Filled with beautiful performances from Michael B. Jordan, Brie Larson, Jamie Foxx, Rob Morgan, and Tim Blake Nelson, Just Mercy is an inspiring and eye-opening movie. It is one that I didn’t think got enough credit and acclaim when it came out in 2019, and I hope with it now streaming free that more people will have a chance to see it.
Selma and Just Mercy are incredibly complimentary movies, as they show different sides of a larger issue. Selma shows the fight for civil rights through marching and protests, circumventing the system that was designed to be against them; Just Mercy shows the fight for civil rights through the courts and the law, tackling the corrupted system head-on. Both are incredibly illuminating about how the system has been specifically and deliberately crafted to suppress people of color, specifically Black people.
For someone looking to learn more about what Black Lives Matter stands for and why people are marching and protesting, these films are a good place to start. There are countless others to watch as well. I wrote an article recommending 7 movies about police brutality and systemic racism made by Black filmmakers, which you can read here.
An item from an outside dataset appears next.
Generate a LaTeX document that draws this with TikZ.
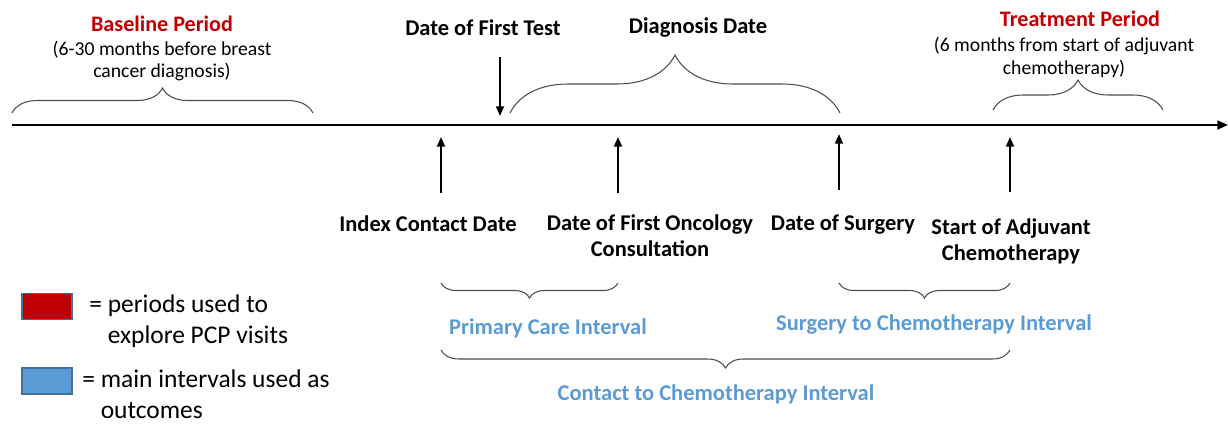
\documentclass[tikz,border=0pt]{standalone}
\usepackage{fontspec}
\setmainfont{Carlito}
\usetikzlibrary{arrows.meta, positioning, decorations.pathreplacing}
\definecolor{periodred}{HTML}{C00000}
\definecolor{intblue}{HTML}{5B9BD5}
\definecolor{boxedge}{HTML}{41719C}
\definecolor{bracegray}{HTML}{4D4D4D}

\begin{document}
\begin{tikzpicture}[x=0.02cm, y=-0.02cm,
    every node/.style={inner sep=0pt},
    evt/.style={font=\fontsize{12.8}{14.7}\selectfont\bfseries, align=center},
    period/.style={font=\fontsize{12.6}{14}\selectfont\bfseries, text=periodred},
    note/.style={font=\fontsize{11.2}{13}\selectfont, align=center},
    interval/.style={font=\fontsize{12.8}{14}\selectfont\bfseries, text=intblue},
    keytext/.style={font=\fontsize{14.5}{17.5}\selectfont, align=left, anchor=west},
    keybox/.style={draw=boxedge, line width=0.9pt, minimum width=1cm, minimum height=0.52cm},
    brc/.style={draw=bracegray, line width=0.6pt, decorate, decoration={brace, amplitude=#1}},
    evtarrow/.style={line width=1.2pt, -{Triangle[length=5.5pt, width=4.5pt]}}]
  \useasboundingbox (0,0) rectangle (1228,423);

  % time axis
  \coordinate (tstart) at (12,125);
  \coordinate (tend) at (1228,125);
  \draw[line width=1.3pt, -{Triangle[length=6pt, width=5pt]}] (tstart) -- (tend);

  % periods above the axis
  \node[period] (base) at (162,24) {Baseline Period};
  \node[note] (basenote) at (162,61) {(6-30 months before breast\\cancer diagnosis)};
  \draw[brc=0.5cm] (12,113) -- (313,113);

  \node[period] (treat) at (1080,19) {Treatment Period};
  \node[note] (treatnote) at (1064,57) {(6 months from start of adjuvant\\chemotherapy)};
  \draw[brc=0.6cm] (993,110) -- (1163,110);

  \node[evt] (test) at (483,28) {Date of First Test};
  \coordinate (testtop) at (500,57);
  \coordinate (testax) at (500,116);
  \draw[evtarrow] (testtop) -- (testax);

  \node[evt] (diag) at (698,28) {Diagnosis Date};
  \draw[brc=1.16cm] (510,113) -- (840,113);

  % events below the axis
  \node[evt] (idx) at (428,224) {Index Contact Date};
  \node[evt] (onc) at (650,236) {Date of First Oncology\\Consultation};
  \node[evt] (surg) at (843,225) {Date of Surgery};
  \node[evt] (chemo) at (1011,241) {Start of Adjuvant\\Chemotherapy};

  \coordinate (idxfoot) at (441,193);   \coordinate (idxax) at (441,137);
  \coordinate (oncfoot) at (618,193);   \coordinate (oncax) at (618,137);
  \coordinate (surgfoot) at (839,190);  \coordinate (surgax) at (839,134);
  \coordinate (chemofoot) at (1010,192);\coordinate (chemoax) at (1010,137);
  \foreach \e in {idx, onc, surg, chemo}
    \draw[evtarrow] (\e foot) -- (\e ax);

  % intervals
  \draw[brc=0.3cm] (618,283) -- (441,283);
  \node[interval] (pci) at (548,328) {Primary Care Interval};
  \draw[brc=0.3cm] (1010,283) -- (839,283);
  \node[interval] (sci) at (934,325) {Surgery to Chemotherapy Interval};
  \draw[brc=0.36cm] (1010,350) -- (441,350);
  \node[interval] (cci) at (716,394) {Contact to Chemotherapy Interval};

  % key
  \node[keybox, fill=periodred] (keyred) at (47,306.5) {};
  \node[keytext] (keyredtxt) at (89,321) {= periods used to\\\phantom{= }explore PCP visits};
  \node[keybox, fill=intblue] (keyblue) at (47,381) {};
  \node[keytext] (keybluetxt) at (82,394) {= main intervals used as\\\phantom{= }outcomes};
\end{tikzpicture}
\end{document}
That list includes Selma. I also put together a list of all 53 movies and television shows Netflix has compiled for their new Black Lives Matter collection, which you can also read here.
Selma and Just Mercy are a good starting point for educating yourself on the realities of racism in the United States, but it shouldn’t end there. There is a lot of content out there created by Black filmmakers that we should be watching and supporting.